No caso da direita, a pedra no meio do caminho é Bolsonaro. Dois governadores pré-candidatos a presidente me disseram ter certeza de que, nas condições atuais, Bolsonaro pretende manter sua candidatura mesmo com a condenação no STF, tendo o filho Eduardo como substituto. É um cenário que desintegra a oposição, tira Tarcísio de Freitas da disputa e abre espaço para um candidato fora da política.
De acordo com a última pesquisa Quaest/Genial, perguntados sobre “qual seria o melhor resultado da eleição”, 26% disseram alguém fora da política, 24% Lula, 19% Bolsonaro, 12% outro candidato de direita fora Bolsonaro, 6% um candidato de centro e 5% outro candidato de esquerda fora Lula. O dado é um bom indicador do potencial de um candidato antissistema e do sentimento de muitos eleitores “desiludidos”.
E como os dois lados devem cortejar os desiludidos?

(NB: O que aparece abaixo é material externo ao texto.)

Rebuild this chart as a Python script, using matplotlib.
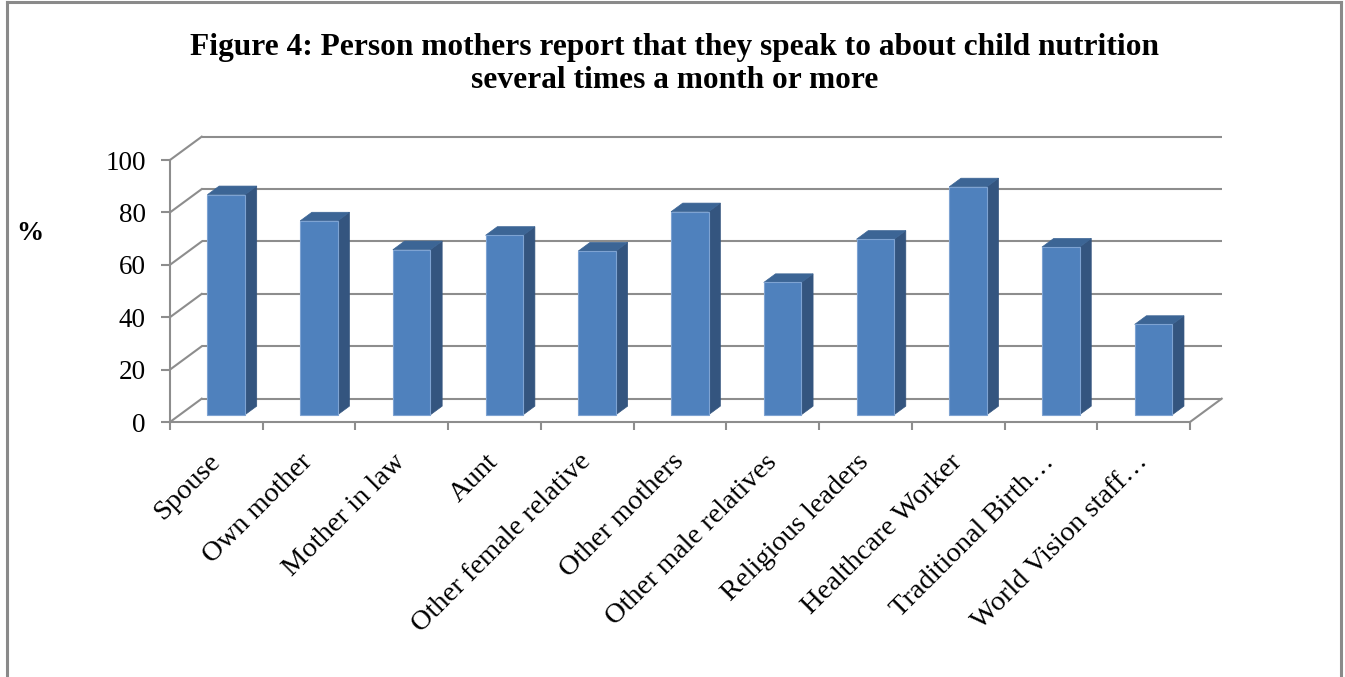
import matplotlib
matplotlib.use("Agg")
import matplotlib.pyplot as plt
from matplotlib.patches import Polygon
from matplotlib.lines import Line2D

# --- data -------------------------------------------------------------
categories = [
    "Spouse", "Own mother", "Mother in law", "Aunt", "Other female relative",
    "Other mothers", "Other male relatives", "Religious leaders",
    "Healthcare Worker", "Traditional Birth\u2026", "World Vision staff\u2026",
]
values = [84, 74, 63, 68.5, 62.5, 77.5, 50.5, 67, 87, 64, 34.5]
y_ticks = [0, 20, 40, 60, 80, 100]

title_lines = [
    "Figure 4: Person mothers report that they speak to about child nutrition",
    "several times a month or more",
]

# --- styling ----------------------------------------------------------
SERIF = ["Liberation Serif", "DejaVu Serif"]
GRID = "#8d8d8d"
FRONT = "#4f81bd"
SIDE = "#34557f"
TOP = "#3c6595"
EDGE = "#7ea3d2"

# oblique depth vector of the 3-D box, in (category, value) units
DX, DY = 0.342, 8.9
BAR_W = 0.405          # bar width as fraction of a category slot
D0, D1 = 0.31, 0.68    # bar depth range within the box

W, H = 1345, 677
fig = plt.figure(figsize=(W / 100, H / 100), dpi=100)
fig.patch.set_facecolor("white")

ax = fig.add_axes([170 / W, (H - 422) / H, 1020 / W, 262 / H])
n = len(categories)
ax.set_xlim(0, n)
ax.set_ylim(0, 100)
ax.set_facecolor("none")

for s in ("top", "right"):
    ax.spines[s].set_visible(False)
for s in ("left", "bottom"):
    ax.spines[s].set_color(GRID)
    ax.spines[s].set_linewidth(1.5)
    ax.spines[s].set_zorder(3)

# value axis
ax.set_yticks(y_ticks)
ax.set_yticklabels([str(t) for t in y_ticks], fontsize=19.5, family=SERIF)
ax.tick_params(axis="y", direction="out", length=6.5, width=1.5,
               color=GRID, pad=11)

# category axis: boundaries carry tick marks, centres carry the labels
ax.set_xticks(range(n + 1))
ax.set_xticklabels([])
ax.tick_params(axis="x", which="major", direction="out", length=6,
               width=1.5, color=GRID)
ax.set_xticks([i + 0.5 for i in range(n)], minor=True)
ax.set_xticklabels(categories, minor=True, fontsize=20.5, family=SERIF)
ax.tick_params(axis="x", which="minor", length=0, pad=26)
for lbl in ax.get_xticklabels(minor=True):
    lbl.set_rotation(45)
    lbl.set_ha("right")
    lbl.set_va("center")
    lbl.set_rotation_mode("anchor")

# back wall gridlines and side wall diagonals
for v in y_ticks:
    ax.plot([DX, n + DX], [v + DY, v + DY], color=GRID, lw=1.5,
            clip_on=False, zorder=1, solid_capstyle="butt")
    ax.plot([0, DX], [v, v + DY], color=GRID, lw=1.5, clip_on=False,
            zorder=1)
# right edge of the floor
ax.plot([n, n + DX], [0, DY], color=GRID, lw=1.5, clip_on=False, zorder=1)

# bars drawn as oblique boxes
for i, v in enumerate(values):
    cx = i + 0.5
    x0 = cx - BAR_W / 2 + D0 * DX
    x1 = cx + BAR_W / 2 + D0 * DX
    y0 = D0 * DY
    y1 = v + D0 * DY
    ddx = (D1 - D0) * DX
    ddy = (D1 - D0) * DY
    side = Polygon([(x1, y0), (x1 + ddx, y0 + ddy), (x1 + ddx, y1 + ddy),
                    (x1, y1)], closed=True, facecolor=SIDE, edgecolor=SIDE,
                   lw=0.5, clip_on=False, zorder=4)
    top = Polygon([(x0, y1), (x1, y1), (x1 + ddx, y1 + ddy),
                   (x0 + ddx, y1 + ddy)], closed=True, facecolor=TOP,
                  edgecolor=TOP, lw=0.5, clip_on=False, zorder=4)
    front = Polygon([(x0, y0), (x1, y0), (x1, y1), (x0, y1)], closed=True,
                    facecolor=FRONT, edgecolor=EDGE, lw=0.8, clip_on=False,
                    zorder=5)
    for p in (side, top, front):
        ax.add_patch(p)

# axis unit label
fig.text(30 / W, 1 - 233 / H, "%", fontsize=19.5, fontweight="bold",
         family=SERIF, ha="center", va="center")

# title
fig.text(675 / W, 1 - 47 / H, title_lines[0], fontsize=22.6,
         fontweight="bold", family=SERIF, ha="center", va="center")
fig.text(675 / W, 1 - 81 / H, title_lines[1], fontsize=22.6,
         fontweight="bold", family=SERIF, ha="center", va="center")

# chart frame
for xs, ys in (([7 / W, 7 / W], [0, 1 - 2 / H]),
               ([1341 / W, 1341 / W], [0, 1 - 2 / H]),
               ([7 / W, 1341 / W], [1 - 2 / H, 1 - 2 / H])):
    fig.add_artist(Line2D(xs, ys, color="#8a8a8a", lw=2.2))

fig.savefig("out.png", dpi=100, facecolor="white")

Num aforismo comum do marketing, eleições são sobre sonhos e medos. Em 2022, Lula conquistou este voto porque Bolsonaro investiu tanto contra as instituições que permitiu ao PT se tornar o representante da democracia. Como as investigações do STF mostram, o medo de um retrocesso democrático era real.
Esse quadro pode se repetir numa eventual disputa Lula x Eduardo Bolsonaro em 2026, mas dificilmente colará se o adversário não tiver o mesmo sobrenome. O fato é que o rol de realizações lulistas destes dois anos e quatro meses de mandato (volta de programas sociais, normalização da política, fim do confronto com o Judiciário, crescimento de 6%, desemprego em baixa) não é suficiente. Tendo como agenda única propostas para ganhar a eleição, Lula não oferece sonho.
Oferecer mudança é a base de qualquer oposição, mas o antipetismo tem um limitador: para chegar ao segundo turno precisa ser fiel e até submisso a Bolsonaro, mas não tem como chegar aos 51% oferecendo uma volta ao governo do ex-presidente. O maior desafio da oposição será achar a correlação certa entre bolsonarismo e pós-bolsonarismo.
Lulistas e bolsonaristas têm 18 meses para encontrar uma ilusão que seduza os desiludidos.